Reputation:
I have to write a pl/sql block that will give me a list of names depending what job_id I enter. I am stuck and can not really understand what is my mistake.
SET SERVEROUTPUT ON
DECLARE
jobid EMPLOYEES.JOB_ID%type;
CURSOR mycrs IS
SELECT LAST_NAME
FROM EMPLOYEES
WHERE JOB_ID = jobid;
names EMPLOYEES.LAST_NAME%TYPE;
BEGIN
jobid := &JOB_ID;
OPEN mycrs;
FETCH mycrs INTO names;
DBMS_OUTPUT.PUT_LINE(names);
CLOSE mycrs;
END;
Upvotes: 0
Views: 197
Reputation: 23588
I expect the issue you're experiencing is that you're only retrieving a single name for a given job id, whereas you're expecting more to be listed.
If so, that's because when you open a cursor and do a fetch as per your example procedure, you're only fetching a single row. In order to retrieve all the rows returned by the cursor, you have to loop through all the rows in the cursor.

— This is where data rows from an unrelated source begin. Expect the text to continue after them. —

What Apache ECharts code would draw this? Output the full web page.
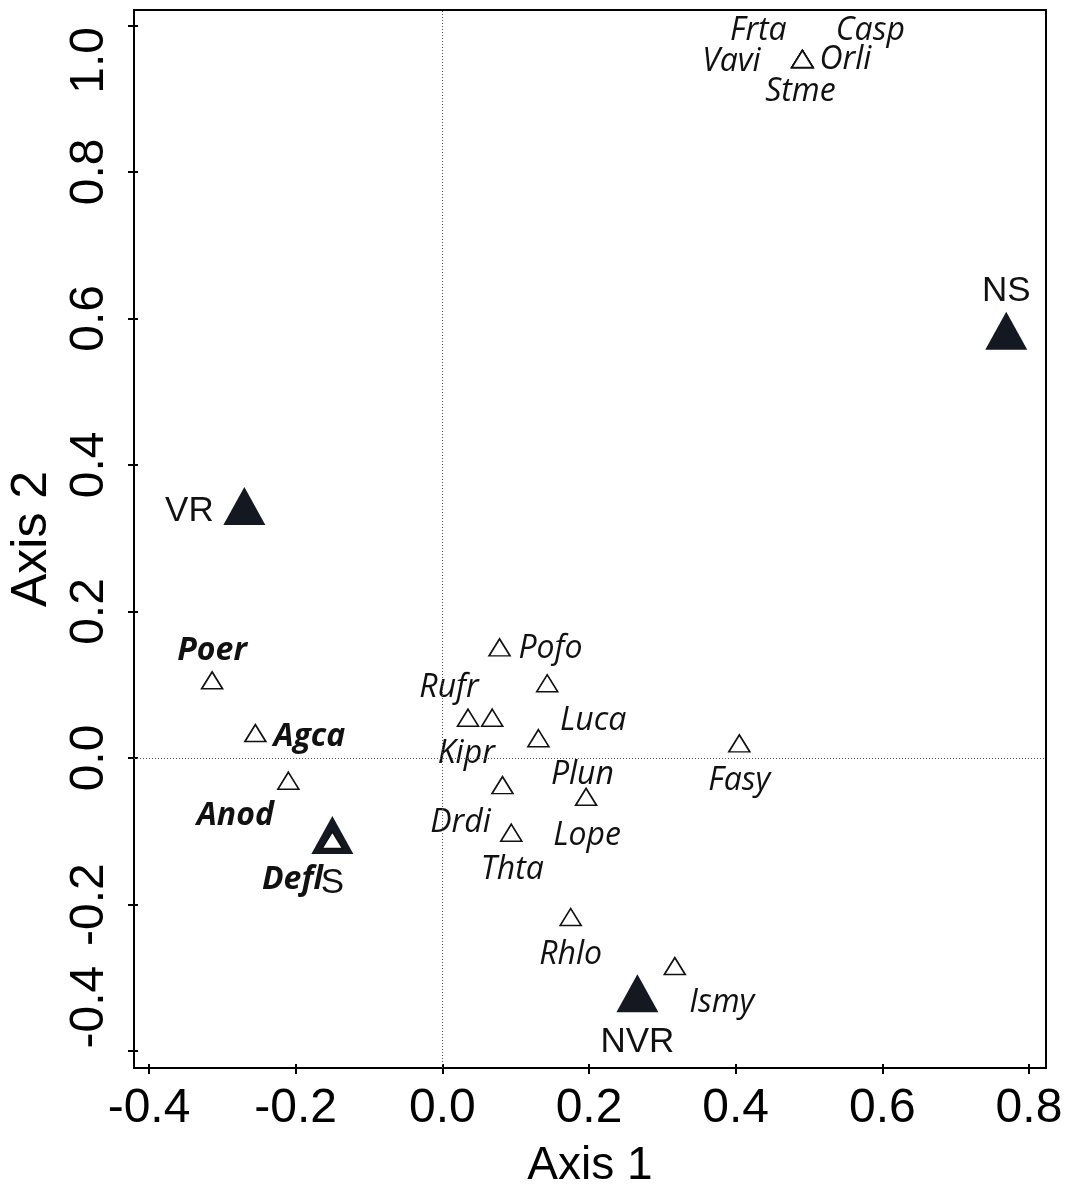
<!DOCTYPE html>
<html>
<head>
<meta charset="utf-8">
<script src="https://cdn.jsdelivr.net/npm/echarts@6/dist/echarts.min.js"></script>
<style>html,body{margin:0;padding:0;background:#fff;}#chart{width:1072px;height:1195px;}</style>
</head>
<body>
<div id="chart"></div>
<script>
// ---- data ----
const siteNames = ['VR', 'NS', 'NVR', 'S'];
const siteAxis1 = [-0.270, 0.769, 0.266, -0.150];
const siteAxis2 = [0.344, 0.583, -0.321, -0.105];

const speciesNames = ['Frta','Casp','Vavi','Orli','Stme','Poer','Agca','Anod','Defl','Pofo','Luca','Rufr','Kipr','Plun','Drdi','Lope','Thta','Fasy','Rhlo','Ismy'];
const speciesAxis1 = [0.491, 0.491, 0.491, 0.491, 0.491, -0.314, -0.255, -0.210, -0.150, 0.078, 0.143, 0.035, 0.068, 0.131, 0.082, 0.196, 0.094, 0.405, 0.175, 0.317];
const speciesAxis2 = [0.954, 0.954, 0.954, 0.954, 0.954, 0.106, 0.034, -0.031, -0.112, 0.151, 0.102, 0.055, 0.055, 0.027, -0.037, -0.053, -0.102, 0.020, -0.217, -0.284];
const boldSpecies = ['Poer','Agca','Anod','Defl'];

const xTicks = [-0.4, -0.2, 0.0, 0.2, 0.4, 0.6, 0.8];
const yTicks = [-0.4, -0.2, 0.0, 0.2, 0.4, 0.6, 0.8, 1.0];

// ---- label placement (pixel offsets, style only) ----
const siteLabelOffset = {VR: [-55, 5], NS: [0, -39], NVR: [0, 49], S: [0, 48]};
const speciesLabelOffset = {
  Frta: [-44, -28], Casp: [68, -28], Vavi: [-71, 3], Orli: [43, 1], Stme: [-2, 33],
  Poer: [0, -29], Agca: [54, 4], Anod: [-53, 35], Defl: [-40, 40],
  Pofo: [51, 2], Luca: [46, 38], Rufr: [-19, -30], Kipr: [-26, 36], Plun: [44, 37],
  Drdi: [-42, 38], Lope: [1, 39], Thta: [1, 37], Fasy: [0, 38], Rhlo: [0, 38], Ismy: [47, 37]
};

const chart = echarts.init(document.getElementById('chart'), null, {renderer: 'canvas'});

const siteData = siteNames.map((n, i) => ({
  value: [siteAxis1[i], siteAxis2[i]],
  name: n,
  label: {offset: siteLabelOffset[n]}
}));
const speciesData = speciesNames.map((n, i) => ({
  value: [speciesAxis1[i], speciesAxis2[i]],
  name: n,
  label: {offset: speciesLabelOffset[n], fontWeight: boldSpecies.includes(n) ? 'bold' : 'normal'}
}));

const axisFont = 'Liberation Sans, Arial, sans-serif';
const xMin = -0.4205, xMax = 0.8232, yMin = -0.4231, yMax = 1.0209;

chart.setOption({
  backgroundColor: '#fff',
  animation: false,
  grid: {left: 134, top: 10, right: 26, bottom: 127, containLabel: false, outerBoundsMode: 'none',
         show: true, borderColor: '#000', borderWidth: 2, backgroundColor: 'transparent'},
  xAxis: [{
    type: 'value', min: xMin, max: xMax,
    name: 'Axis 1', nameLocation: 'middle', nameGap: 75,
    nameTextStyle: {fontSize: 46, fontFamily: axisFont, color: '#000'},
    axisLine: {show: true, onZero: false, lineStyle: {color: '#000', width: 2}},
    axisTick: {show: true, customValues: xTicks, length: 6, lineStyle: {color: '#000', width: 2}},
    axisLabel: {customValues: xTicks, formatter: v => v.toFixed(1), fontSize: 48, fontFamily: axisFont, color: '#000', margin: 17},
    splitLine: {show: false}
  }, {
    type: 'value', min: xMin, max: xMax, position: 'bottom',
    axisLine: {show: false, onZero: false},
    axisTick: {show: true, inside: true, customValues: xTicks, length: 4, lineStyle: {color: '#000', width: 2}},
    axisLabel: {show: false}, splitLine: {show: false}
  }],
  yAxis: [{
    type: 'value', min: yMin, max: yMax,
    name: 'Axis 2', nameLocation: 'middle', nameGap: 77,
    nameTextStyle: {fontSize: 50, fontFamily: axisFont, color: '#000'},
    axisLine: {show: true, onZero: false, lineStyle: {color: '#000', width: 2}},
    axisTick: {show: true, customValues: yTicks, length: 6, lineStyle: {color: '#000', width: 2}},
    axisLabel: {
      customValues: yTicks, rotate: 90, fontSize: 48, fontFamily: axisFont, color: '#000', margin: 20,
      formatter: v => {
        const s = v.toFixed(1);
        if (Math.abs(v - 1.0) < 1e-9) return '{top|' + s + '}';
        if (Math.abs(v + 0.4) < 1e-9) return '{bot|' + s + '}';
        return s;
      },
      rich: {
        top: {fontSize: 48, fontFamily: axisFont, color: '#000', padding: [0, 70, 0, 0]},
        bot: {fontSize: 48, fontFamily: axisFont, color: '#000', padding: [0, 0, 0, 88]}
      }
    },
    splitLine: {show: false}
  }, {
    type: 'value', min: yMin, max: yMax, position: 'left',
    axisLine: {show: false, onZero: false},
    axisTick: {show: true, inside: true, customValues: yTicks, length: 4, lineStyle: {color: '#000', width: 2}},
    axisLabel: {show: false}, splitLine: {show: false}
  }],
  series: [
    {
      type: 'scatter', data: [], silent: true, z: 1,
      markLine: {
        silent: true, symbol: 'none', label: {show: false},
        lineStyle: {color: '#555', width: 1, type: [1, 2], opacity: 1},
        data: [{xAxis: 0}, {yAxis: 0}]
      }
    },
    {
      type: 'scatter', name: 'sites', data: siteData, z: 3,
      symbol: 'triangle', symbolSize: [42, 38],
      itemStyle: {color: '#141820', opacity: 1},
      label: {show: true, position: 'inside', formatter: p => p.name, fontSize: 35, fontFamily: axisFont, color: '#111'}
    },
    {
      type: 'scatter', name: 'species', data: speciesData, z: 4,
      symbol: 'triangle', symbolSize: [21, 17],
      itemStyle: {color: '#fff', borderColor: '#111', borderWidth: 1.6, opacity: 1},
      label: {show: true, position: 'inside', formatter: p => p.name, fontSize: 32, fontStyle: 'italic', fontFamily: 'Open Sans, Noto Sans, sans-serif', color: '#111'}
    }
  ]
});
</script>
</body>
</html>
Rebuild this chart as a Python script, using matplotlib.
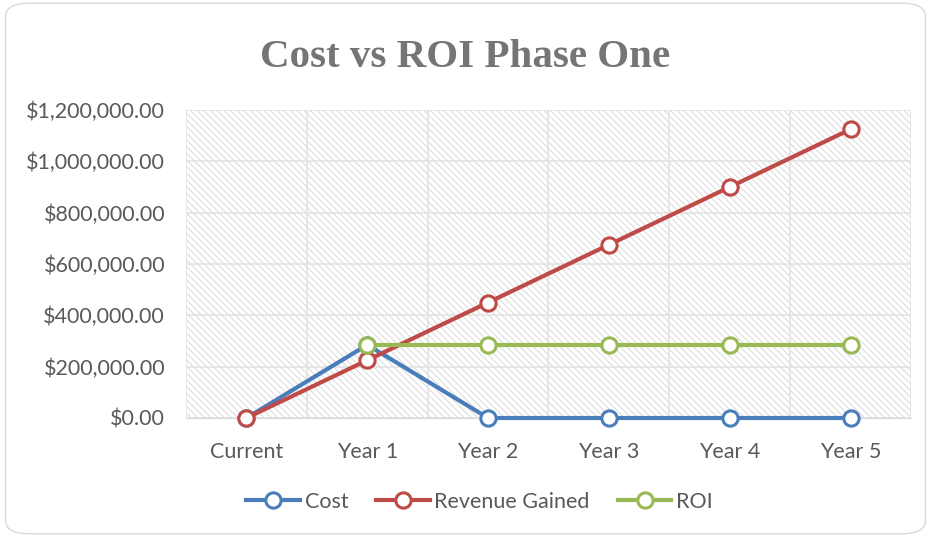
import matplotlib.pyplot as plt
import numpy as np
from matplotlib.patches import FancyBboxPatch
from matplotlib.ticker import FuncFormatter

categories = ["Current", "Year 1", "Year 2", "Year 3", "Year 4", "Year 5"]
cost = [0, 285000, 0, 0, 0, 0]
revenue = [0, 225000, 450000, 675000, 900000, 1125000]
roi = [np.nan, 285000, 285000, 285000, 285000, 285000]

plt.rcParams["font.family"] = ["Lato", "DejaVu Sans"]
plt.rcParams["hatch.color"] = "#d9d9d9"
plt.rcParams["hatch.linewidth"] = 0.7

fig = plt.figure(figsize=(9.31, 5.37), dpi=100)
ax = fig.add_axes([186 / 931, 1 - 418 / 537, 725 / 931, 308 / 537])

# rounded chart border
border = FancyBboxPatch((0.006, 0.006), 0.988, 0.988, boxstyle="round,pad=0,rounding_size=0.025",
                        transform=fig.transFigure, facecolor="white", edgecolor="#d9d9d9",
                        linewidth=1.0, zorder=-10)
fig.patches.append(border)

ax.set_facecolor("white")
ax.patch.set_hatch("\\\\\\\\\\")
ax.patch.set_edgecolor("#d9d9d9")

x = np.arange(len(categories))
series = [(cost, "#4a7ebb", "Cost"), (revenue, "#be4b48", "Revenue Gained"), (roi, "#98b954", "ROI")]
for vals, col, name in series:
    ax.plot(x, vals, color=col, linewidth=3, marker="o", markersize=11,
            markerfacecolor="white", markeredgecolor=col, markeredgewidth=2.2,
            label=name, zorder=3, clip_on=False)

ax.set_xlim(-0.5, len(categories) - 0.5)
ax.set_ylim(0, 1200000)
ax.set_yticks(np.arange(0, 1200001, 200000))
ax.yaxis.set_major_formatter(FuncFormatter(lambda v, p: f"${v:,.2f}"))
ax.set_xticks(x)
ax.set_xticklabels(categories)
ax.set_xticks(np.arange(-0.5, len(categories), 1), minor=True)

ax.grid(True, axis="y", color="#e3e3e3", linewidth=1.2)
ax.grid(True, axis="x", which="minor", color="#e3e3e3", linewidth=1.2)
ax.set_axisbelow(True)
for s in ax.spines.values():
    s.set_visible(False)
ax.spines["bottom"].set_visible(True)
ax.spines["bottom"].set_color("#d9d9d9")
ax.tick_params(axis="both", which="both", length=0, labelsize=15.5, colors="#595959")
ax.tick_params(axis="x", pad=17)
ax.tick_params(axis="y", pad=15)

fig.text(0.5, 1 - 57 / 537, "Cost vs ROI Phase One", ha="center", va="center",
         fontsize=29.5, fontweight="bold", color="#757575", family=["Liberation Serif", "DejaVu Serif"])

fig.legend(loc="center", bbox_to_anchor=(0.515, 1 - 502 / 537), ncol=3, frameon=False,
           fontsize=15.5, labelcolor="#595959", handlelength=2.5, handletextpad=0.2,
           columnspacing=1.3)

fig.savefig("out.png", dpi=100)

Probably the easiest way of doing this in PL/SQL is via a cursor-for-loop, where Oracle handles the opening, fetching and closing of the cursor for you. It also implicitly declares the variable the results are stored into, so you don't even have to worry about that either.
For example:
set serveroutput on
declare
jobid employees.job_id%type;
cursor mycrs is
select last_name
from employees
where job_id = jobid;
begin
jobid := &job_id; -- assuming employees.job_id has a NUMBER datatype
for rec in mycrs
loop
dbms_output.put_line(rec.last_name);
end loop;
end;
/
N.B. be aware that in general, if you're looping through a cursor and doing row-by-row DML operations, you should rethink your approach ("slow-by-slow") and turn it into a single DML statement (set based) - it's faster to let Oracle handle the work for all rows at once, rather than forcing it to do things one row at a time.